Skip the images and return the records below exactly.

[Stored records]
(begin)
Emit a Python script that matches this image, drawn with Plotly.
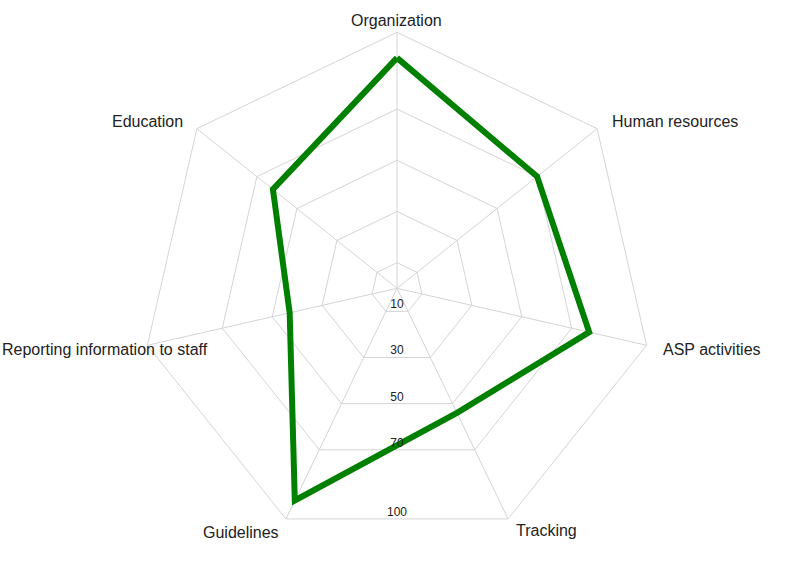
import math
import plotly.graph_objects as go

categories = ["Organization", "Human resources", "ASP activities", "Tracking",
              "Guidelines", "Reporting information to staff", "Education"]
scores = [90, 70, 77, 54, 92, 43, 62]
radial_ticks = [10, 30, 50, 70, 100]

W, H = 794, 577

# label placement (pixel position, anchors) for each category label
label_pos = [
    (396, 20, "center"),
    (610, 121, "left"),
    (661, 349, "left"),
    (546, 530, "center"),
    (241, 532, "center"),
    (0, 349, "left"),
    (185, 121, "right"),
]

theta = categories + categories[:1]
r = scores + scores[:1]

fig = go.Figure()
fig.add_trace(go.Scatterpolar(
    r=r, theta=theta, mode="lines",
    line=dict(color="#008000", width=6),
    showlegend=False, hoverinfo="skip", subplot="polar",
))

# radial tick labels drawn straight down, sitting on the polygon edges
edge = math.cos(math.pi / len(categories))
fig.add_trace(go.Scatterpolar(
    r=[v * edge for v in radial_ticks], theta=[180] * len(radial_ticks),
    mode="text", text=[str(v) for v in radial_ticks],
    textposition="top center",
    textfont=dict(size=12, color="#222222", family="Arial, Liberation Sans, sans-serif"),
    showlegend=False, hoverinfo="skip", subplot="polar2",
))

dom_x = [0.1, 0.9]
dom_y = [(H - 544.3) / H, (H - 32.3) / H]

annotations = []
for name, (px, py, anchor) in zip(categories, label_pos):
    annotations.append(dict(
        text=name, x=px / W, y=1 - py / H, xref="paper", yref="paper",
        xanchor=anchor, yanchor="middle", showarrow=False,
        font=dict(size=16, color="#222222", family="Arial, Liberation Sans, sans-serif"),
    ))

fig.update_layout(
    width=W, height=H,
    margin=dict(l=0, r=0, t=0, b=0),
    paper_bgcolor="white",
    font=dict(family="Arial, Liberation Sans, sans-serif"),
    annotations=annotations,
    polar=dict(
        domain=dict(x=dom_x, y=dom_y),
        bgcolor="white",
        gridshape="linear",
        radialaxis=dict(
            range=[0, 100], tickvals=radial_ticks,
            showticklabels=False,
            showline=False, ticks="",
            gridcolor="#d4d4d4", gridwidth=1,
        ),
        angularaxis=dict(
            direction="clockwise", rotation=90,
            categoryorder="array", categoryarray=categories,
            showline=True, linecolor="#d4d4d4", linewidth=1,
            gridcolor="#d4d4d4", gridwidth=1,
            ticks="", showticklabels=False,
        ),
    ),
    polar2=dict(
        domain=dict(x=dom_x, y=dom_y),
        bgcolor="rgba(0,0,0,0)",
        radialaxis=dict(range=[0, 100], visible=False),
        angularaxis=dict(
            type="linear", direction="clockwise", rotation=90,
            visible=False, showgrid=False, showline=False,
        ),
    ),
)

fig.write_html("out.html")
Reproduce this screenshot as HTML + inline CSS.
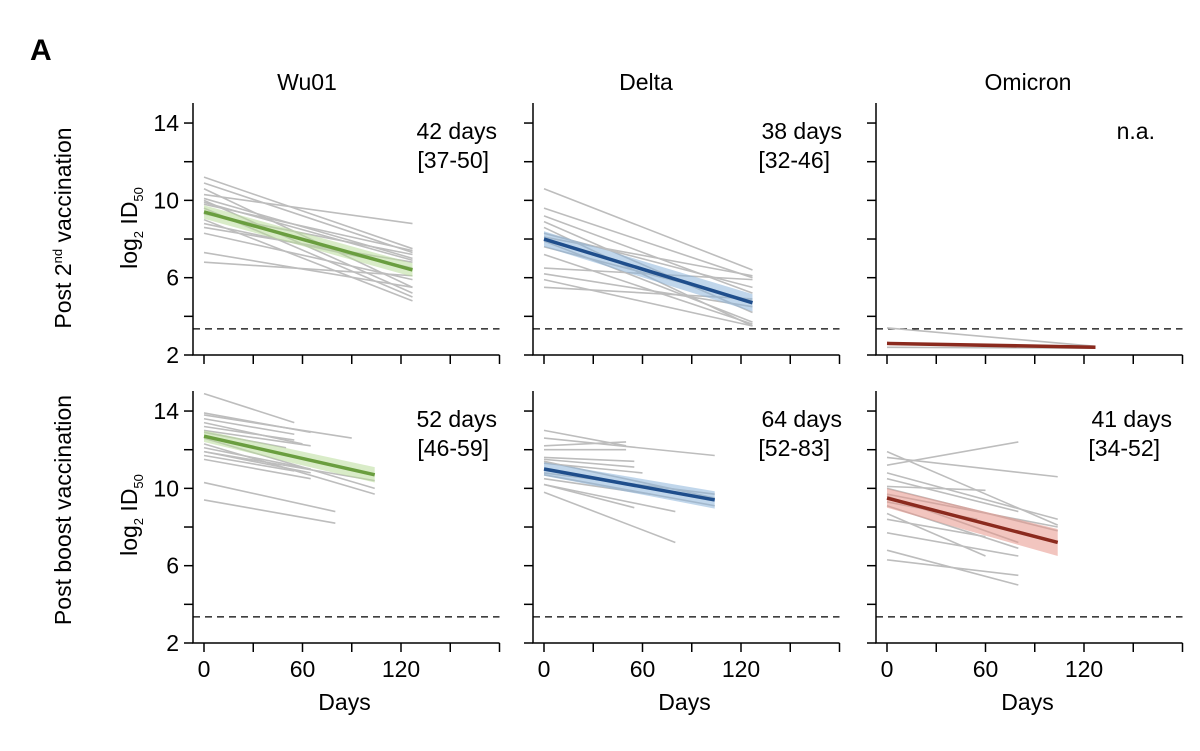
(end)
- _EXERCISE RESPONSE_
Emit a Python script that matches this image, drawn with Plotly.
import math
import plotly.graph_objects as go

categories = ["Organization", "Human resources", "ASP activities", "Tracking",
              "Guidelines", "Reporting information to staff", "Education"]
scores = [90, 70, 77, 54, 92, 43, 62]
radial_ticks = [10, 30, 50, 70, 100]

W, H = 794, 577

# label placement (pixel position, anchors) for each category label
label_pos = [
    (396, 20, "center"),
    (610, 121, "left"),
    (661, 349, "left"),
    (546, 530, "center"),
    (241, 532, "center"),
    (0, 349, "left"),
    (185, 121, "right"),
]

theta = categories + categories[:1]
r = scores + scores[:1]

fig = go.Figure()
fig.add_trace(go.Scatterpolar(
    r=r, theta=theta, mode="lines",
    line=dict(color="#008000", width=6),
    showlegend=False, hoverinfo="skip", subplot="polar",
))

# radial tick labels drawn straight down, sitting on the polygon edges
edge = math.cos(math.pi / len(categories))
fig.add_trace(go.Scatterpolar(
    r=[v * edge for v in radial_ticks], theta=[180] * len(radial_ticks),
    mode="text", text=[str(v) for v in radial_ticks],
    textposition="top center",
    textfont=dict(size=12, color="#222222", family="Arial, Liberation Sans, sans-serif"),
    showlegend=False, hoverinfo="skip", subplot="polar2",
))

dom_x = [0.1, 0.9]
dom_y = [(H - 544.3) / H, (H - 32.3) / H]

annotations = []
for name, (px, py, anchor) in zip(categories, label_pos):
    annotations.append(dict(
        text=name, x=px / W, y=1 - py / H, xref="paper", yref="paper",
        xanchor=anchor, yanchor="middle", showarrow=False,
        font=dict(size=16, color="#222222", family="Arial, Liberation Sans, sans-serif"),
    ))

fig.update_layout(
    width=W, height=H,
    margin=dict(l=0, r=0, t=0, b=0),
    paper_bgcolor="white",
    font=dict(family="Arial, Liberation Sans, sans-serif"),
    annotations=annotations,
    polar=dict(
        domain=dict(x=dom_x, y=dom_y),
        bgcolor="white",
        gridshape="linear",
        radialaxis=dict(
            range=[0, 100], tickvals=radial_ticks,
            showticklabels=False,
            showline=False, ticks="",
            gridcolor="#d4d4d4", gridwidth=1,
        ),
        angularaxis=dict(
            direction="clockwise", rotation=90,
            categoryorder="array", categoryarray=categories,
            showline=True, linecolor="#d4d4d4", linewidth=1,
            gridcolor="#d4d4d4", gridwidth=1,
            ticks="", showticklabels=False,
        ),
    ),
    polar2=dict(
        domain=dict(x=dom_x, y=dom_y),
        bgcolor="rgba(0,0,0,0)",
        radialaxis=dict(range=[0, 100], visible=False),
        angularaxis=dict(
            type="linear", direction="clockwise", rotation=90,
            visible=False, showgrid=False, showline=False,
        ),
    ),
)

fig.write_html("out.html")
Reproduce this screenshot as HTML + inline CSS.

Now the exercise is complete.